Sounion es un cabo en el extremo de Ática, un promontorio alto con precipicios hacia el mar. Desde allí se divisa una amplia perspectiva del mar Egeo y es el lugar perfecto para el culto del dios del mar, Poseidon, que más tarde los romanos llamaron Neptuno. En este lugar están las ruinas del templo a este dios, un templo de estilo dórico que emplazado en este lugar parece combinar el emplazamiento geográfico con la belleza de la construcción humana.

 A este lugar concurría el rey de la antigua Atenas, esperando ver el barco que traería de regreso a su hijo Teseo, el destructor de mitos. Teseo que había ido a Creta a matar al minotauro había prometido a su padre que si regresaba vivo, su barco vendría con velas blancas, pero si había muerto en la misión su barco traería velas negras. Sin embargo, como Teseo tuvo muchas aventuras e incluso traía a su novia, olvidó la promesa y al pasar por Sounion su barco iba con velas negras.

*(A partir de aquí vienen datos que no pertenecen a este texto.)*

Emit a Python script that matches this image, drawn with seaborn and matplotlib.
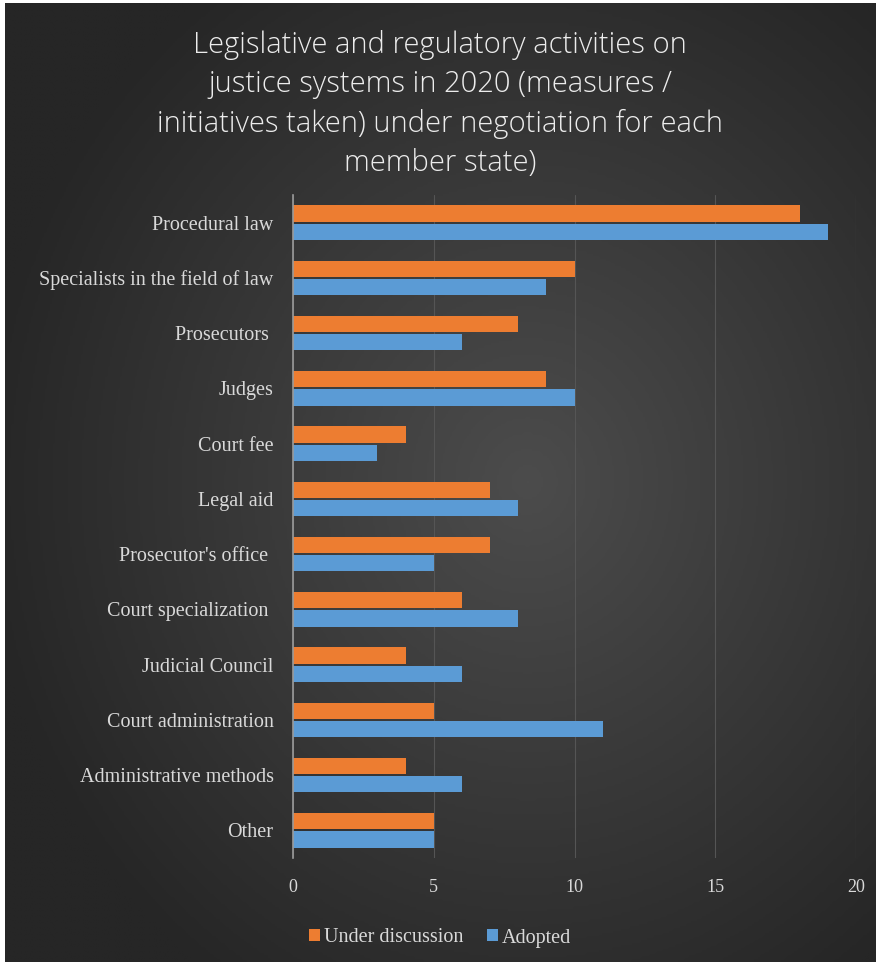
import numpy as np
import pandas as pd
import matplotlib.pyplot as plt
import seaborn as sns

# data
categories = ["Procedural law", "Specialists in the field of law", "Prosecutors ",
              "Judges", "Court fee", "Legal aid", "Prosecutor's office ",
              "Court specialization ", "Judicial Council", "Court administration",
              "Administrative methods", "Other"]
under_discussion = [18, 10, 8, 9, 4, 7, 7, 6, 4, 5, 4, 5]
adopted = [19, 9, 6, 10, 3, 8, 5, 8, 6, 11, 6, 5]
series = ["Under discussion", "Adopted"]
colors = ["#ED7D31", "#5B9BD5"]
x_ticks = [0, 5, 10, 15, 20]

title = ("Legislative and regulatory activities on\njustice systems in 2020 (measures /\n"
         "initiatives taken) under negotiation for each\nmember state)")

df = pd.DataFrame({
    "category": categories * 2,
    "value": under_discussion + adopted,
    "series": [series[0]] * len(categories) + [series[1]] * len(categories),
})

sns.set_theme(style="white")
fig = plt.figure(figsize=(8.8, 9.65), dpi=100, facecolor="white")

# dark radial gradient background
bg = fig.add_axes([5 / 880, 3 / 965, 870 / 880, 959 / 965], zorder=0)
yy, xx = np.mgrid[0:1:400j, 0:1:400j]
r = np.sqrt(((xx - 0.6) / 0.9) ** 2 + ((yy - 0.5) / 0.9) ** 2)
bg.imshow(r, cmap=sns.blend_palette(["#4c4c4c", "#262626"], as_cmap=True),
          extent=[0, 1, 0, 1], aspect="auto", vmin=0, vmax=0.7)
bg.set_axis_off()

ax = fig.add_axes([293 / 880, 1 - 858 / 965, 563 / 880, 663 / 965], zorder=1)
ax.patch.set_alpha(0)
sns.barplot(data=df, y="category", x="value", hue="series", palette=colors,
            orient="h", width=0.66, gap=0.1, ax=ax, legend=True,
            edgecolor="none", saturation=1)

ax.set_xlim(0, 20)
ax.set_xticks(x_ticks)
ax.xaxis.grid(True, color="#555555", linewidth=0.8)
ax.set_axisbelow(True)
for s in ["top", "right", "bottom"]:
    ax.spines[s].set_visible(False)
ax.spines["left"].set_color("#9a9a9a")
ax.spines["left"].set_linewidth(1.2)
ax.set_xlabel("")
ax.set_ylabel("")
ax.tick_params(axis="x", length=0, pad=15, labelcolor="#d9d9d9", labelsize=13)
ax.tick_params(axis="y", length=0, pad=14, labelcolor="#d9d9d9", labelsize=14.5)
for t in ax.get_xticklabels() + ax.get_yticklabels():
    t.set_family("Liberation Serif")

handles, labels = ax.get_legend_handles_labels()
ax.legend_.remove()
fig.legend(handles, labels, loc="center", bbox_to_anchor=(0.5, 1 - 938 / 965),
           ncol=2, frameon=False, handlelength=0.55, handleheight=0.55,
           handletextpad=0.2, columnspacing=1.2,
           prop={"family": "Liberation Serif", "size": 14.5}, labelcolor="#d9d9d9")

fig.text(0.5, 1 - 104 / 965, title, ha="center", va="center", fontsize=21,
         color="#ececec", family="Open Sans", fontweight="light", linespacing=1.42)

fig.savefig("out.png", dpi=100, facecolor="white")
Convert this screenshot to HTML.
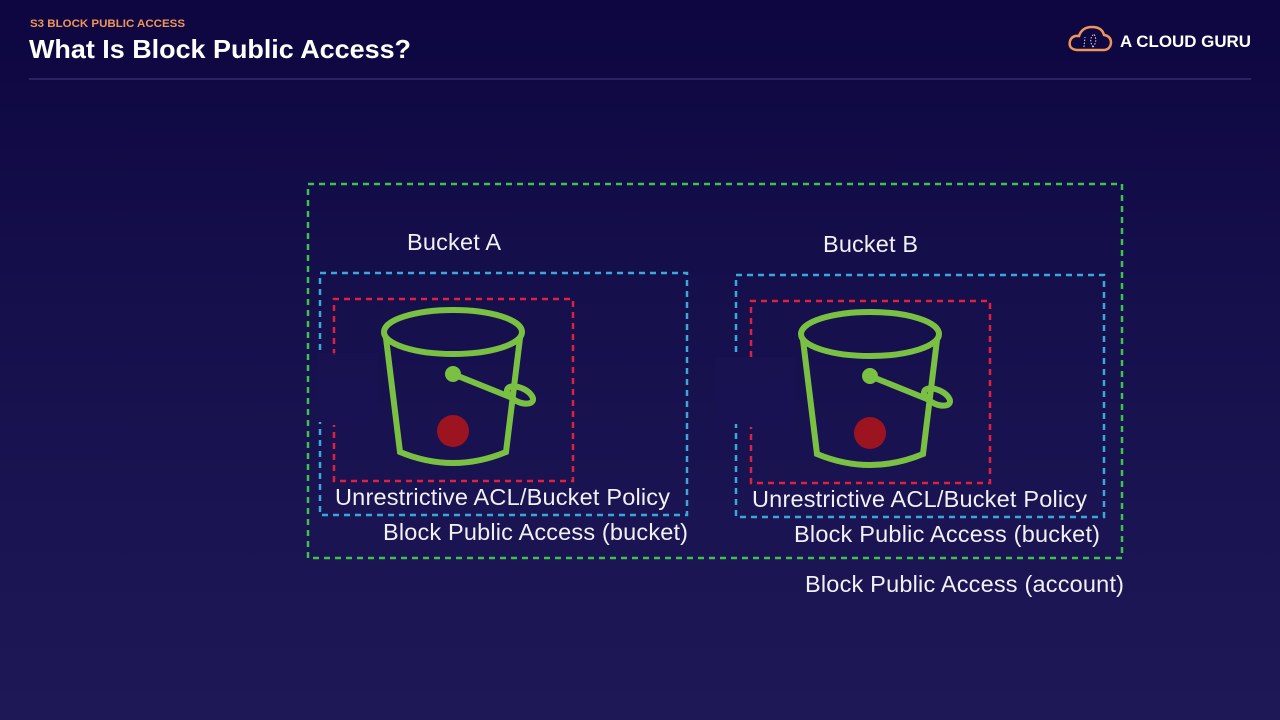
<!DOCTYPE html>
<html><head><meta charset="utf-8"><style>
html,body{margin:0;padding:0;width:1280px;height:720px;overflow:hidden}
body{background:linear-gradient(180deg,#0d0640 0%,#150f4c 40%,#1e1857 100%);font-family:"Liberation Sans",sans-serif}
</style></head><body>
<svg width="1280" height="720" xmlns="http://www.w3.org/2000/svg" style="position:absolute;left:0;top:0">
<text x="30" y="27" fill="#f0955a" font-size="11" font-weight="bold" font-family="Liberation Sans,sans-serif" textLength="155" lengthAdjust="spacingAndGlyphs">S3 BLOCK PUBLIC ACCESS</text>
<text x="29" y="58" fill="#fff" font-size="26" font-weight="bold" font-family="Liberation Sans,sans-serif" textLength="382" lengthAdjust="spacingAndGlyphs">What Is Block Public Access?</text>
<line x1="29" y1="79" x2="1251" y2="79" stroke="#2a2462" stroke-width="2"/>
<!-- logo -->
<path d="M1077 50 Q1068 49 1070 41 Q1072 35 1079 36 Q1082 27 1092 27 Q1102 27 1104 35 Q1111 36 1111 43 Q1110 50 1103 50 Z" fill="none" stroke="#f0955a" stroke-width="2.5"/>
<path d="M1084 47 L1085 37 M1093 47 Q1088 39 1094 34 Q1098 41 1093 47" fill="none" stroke="#e8d6c0" stroke-width="1" stroke-dasharray="1.5 1.5"/>
<text x="1120" y="47" fill="#fff" font-size="17" font-weight="bold" font-family="Liberation Sans,sans-serif" textLength="131" lengthAdjust="spacingAndGlyphs">A CLOUD GURU</text>

<g fill="none" stroke-width="2.5" stroke-dasharray="6 5">
<rect x="308" y="184" width="814" height="374" stroke="#3fc24a"/>
<path d="M320 350 V273 H687 V515 H320 V422" stroke="#3aa8d8"/>
<path d="M334 355 V299 H573 V481 H334 V425" stroke="#e0213d"/>
<path d="M736 352 V275 H1104 V517 H736 V424" stroke="#3aa8d8"/>
<path d="M751 357 V301 H990 V483 H751 V427" stroke="#e0213d"/>
</g>
<rect x="318" y="353" width="60" height="68" fill="#1a1352" opacity="0.8"/>
<rect x="715" y="357" width="80" height="66" fill="#1a1352" opacity="0.8"/>

<g id="bk" fill="none" stroke="#7ac143" stroke-width="6" stroke-linecap="round">
<ellipse cx="453" cy="332" rx="69" ry="22"/>
<path d="M386 338 L400 452 Q453 474 506 452 L520 338"/>
<path d="M453 374 L510 397"/>
<ellipse cx="520" cy="395" rx="14" ry="7" transform="rotate(25 520 395)"/>
<circle cx="453" cy="374" r="5" fill="#7ac143"/>
</g>
<circle cx="453" cy="431" r="16" fill="#9b1420"/>
<use href="#bk" transform="translate(417,2)"/>
<circle cx="870" cy="433" r="16" fill="#9b1420"/>

<g fill="#f0f0f5" font-family="Liberation Sans,sans-serif" font-size="23.5" lengthAdjust="spacingAndGlyphs">
<text x="407" y="250" textLength="94">Bucket A</text>
<text x="823" y="252" textLength="95">Bucket B</text>
<text x="335" y="505" textLength="335">Unrestrictive ACL/Bucket Policy</text>
<text x="752" y="507" textLength="335">Unrestrictive ACL/Bucket Policy</text>
<text x="383" y="540" textLength="305">Block Public Access (bucket)</text>
<text x="794" y="542" textLength="306">Block Public Access (bucket)</text>
<text x="805" y="592" textLength="319">Block Public Access (account)</text>
</g>
</svg>
</body></html>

Tal fue el dolor de Egeo que se lanzó por el acántilado suicidándose de dolor. Esta expresión de amor paternal es recordada con el nombre que tiene ese mar: Egeo.

Las ruinas del templo y las condiciones de habituales vientos y frío hacen que este lugar guarde un ambiente de tragedia que está en armonía con su historia. Lord Byron acudió a este lugar en uno de sus viajes, probablemente para rendir homenaje a estos personajes, los que representan en algún sentido, una tradición de independencia griega, ya que Teseo fue quien liberó a Atenas del vasallje que existía con respecto del reino cretense de los minoicos. Allí Byron grabó su nombre y la fecha en las piedras del templo y quizás adquirió el compromiso personal de luchar por la independencia de Grecia, lo que cumplió cabalmente al llegar a ser jefe del ejército griego que luchaba en contra de los turcos para lograr la libertad de Grecia y en esta lucha Byron entregó su vida. 

Turcolimano.
Días después, cuando ya debía emprender mi regreso, me atreví a invitar a Olimpia y a Helena a comer a un restaurante de Turcolimano. Este lugar, próximo a El Pireo, es una pequeña bahía perpectamente redonda, donde se estacionan numerosos yates de millonarios que hacen cruceros por el Mediterráneo. En las riberas hay restaurantes escalonados en las colinas. Ya sabía que era un lugar caro, pero debía corresponder todas las atenciones que me había brindado Olimpia, que me había significado que durante los diez días que estuve en Atenas, mis gastos habían sido mínimos. Allí, al aire libre y al atardecer, el mozo nos mostró el pescado que esperaba cocinar para nosotros. Así era la costumbre, mientras se toma el  aperitivo tradicional: el ouzo, un anís que se bebe en copas pequeñas o con agua en vasos más grandes. Después  acompañamos el pescado con un vino retsina blanco (que se guarda en toneles de madera de pino que le da un gusto a…   aguarrás), que al principio es muy chocante, pero con el tiempo se empieza a saborear. Finalmente bebimos una copa de metaxas, el cognac griego. Esta excelente comida, no fue comparable con los exquisitos platos griegos que preparaba  Olimpia en su casa, como un budín de berenjenas con tomates, carne molida y crema, llamado mousaka o los gigantes pimentones amarillos rellenos de arroz condimentado  y las ensaladas de cebollas, queso feta y tomates o lechuga, así como los souvlakis, fierritos de diversas carnes, acompañados de un vino más normal llamado Rotonda (la única marca de vino griego que conozco). Terminábamos las cenas con frutas o con los dulces que en Chile conocemos como dulces turcos, como el baclava.

Cuando regresé a Santiago, durante algunas navidades le envié mis saludos a Olimpia, hasta que después mis tarjetas fueron devueltas. Un día me encontré con el coronel, hermano de Olimpia y me contó que ella se había ido a Nueva York, donde vivía su hijo.